Improving Digital Accessibility in Australia

Image source: http://www.themandarin.com.au/wp-content/uploads/2015/05/iStock_000040308390_Small.jpg

Image source: http://www.themandarin.com.au/wp-content/uploads/2015/05/iStock_000040308390_Small.jpg

Australia strongly promotes the use of ICTs for a variety of government services. However, given the digital divide in the country, they must provide digital literacy training to ensure that all citizens, particularly those with statistically lower levels of access access, such as citizen living in rural areas, older citizens, those with lower incomes, and indigenous people can use ICT tools as well.

Indigenous communities in Australia experience particularly low levels of ICT penetration. A study carried out by Swinburne University and the Central Land Council found that “only 10% of total adult participants owned their computer, and only 10% of those were connected to the internet at home.” Many of these communities are also not part of the electrical grid, and therefore rely on generators to run such devices.

To address this issue, Australia is developing a National Broadband Network. However, given the country’s low population density and expansiveness, this may prove to be a challenge. According to the report on rural education, published by the Australian Human Rights Commission, internet access in schools will play an important part in bridging the digital divide.

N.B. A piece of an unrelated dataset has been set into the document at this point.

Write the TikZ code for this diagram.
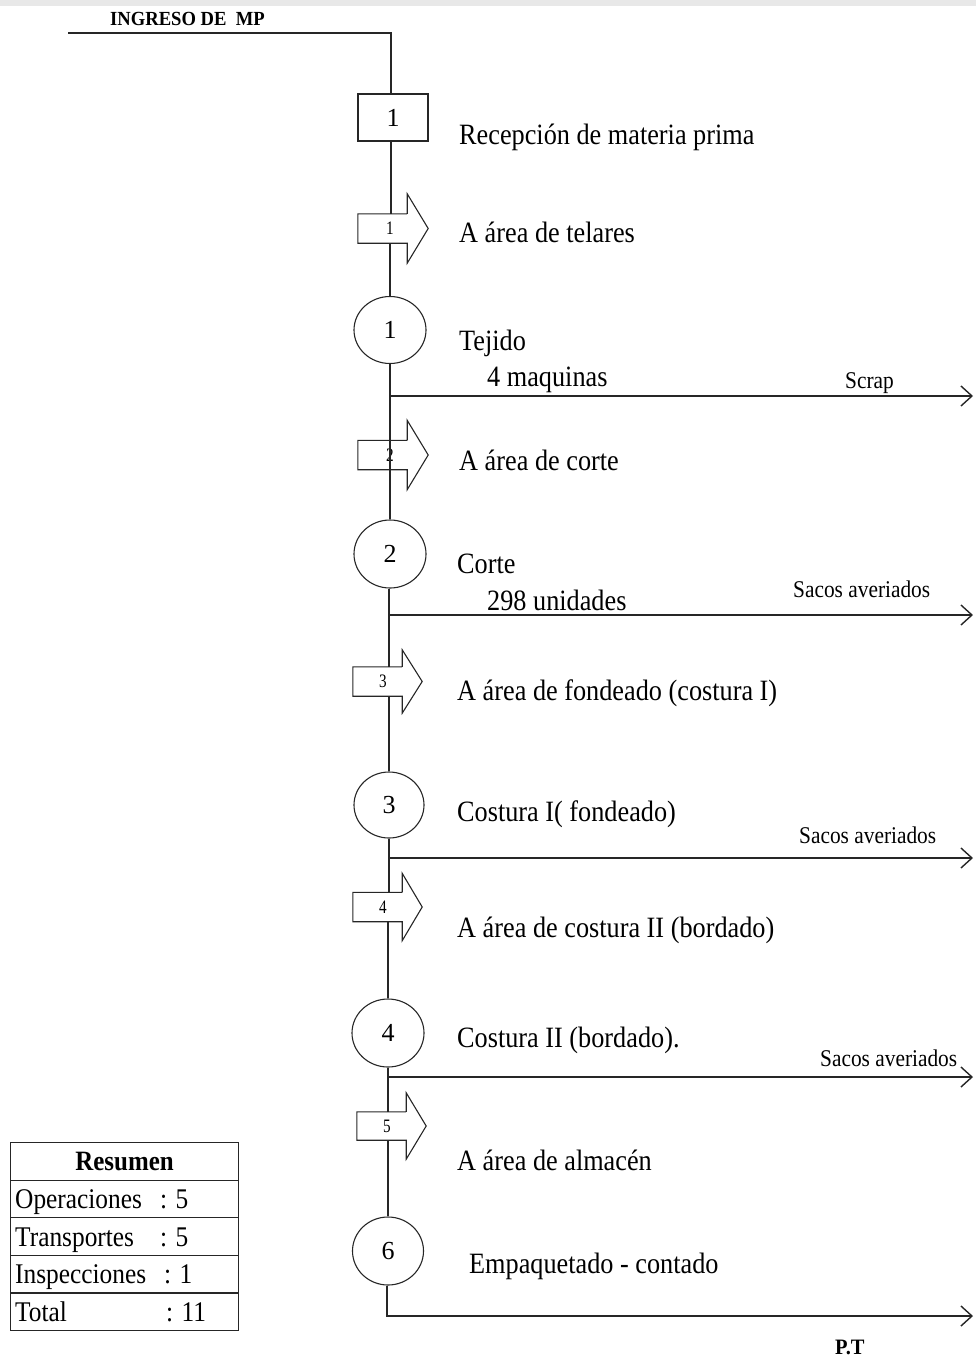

Finally, Telstra has also partnered with the government to promote digital inclusion through three particular initiatives:

  • Access for Everyone, which delivered digital literacy training to over 62,000 people, prioritizing vulnerable populations such as “low income households, people with disabilities, the elderly and people living in rural areas;”
  • Connected Seniors, where high school students taught senior citizens to use smart-phones and tablets; and
  • Indigenous Digital X, in collaboration with the National Centre of Indigenous Excellence, to promote digital entrepreneurship among indigenous populations.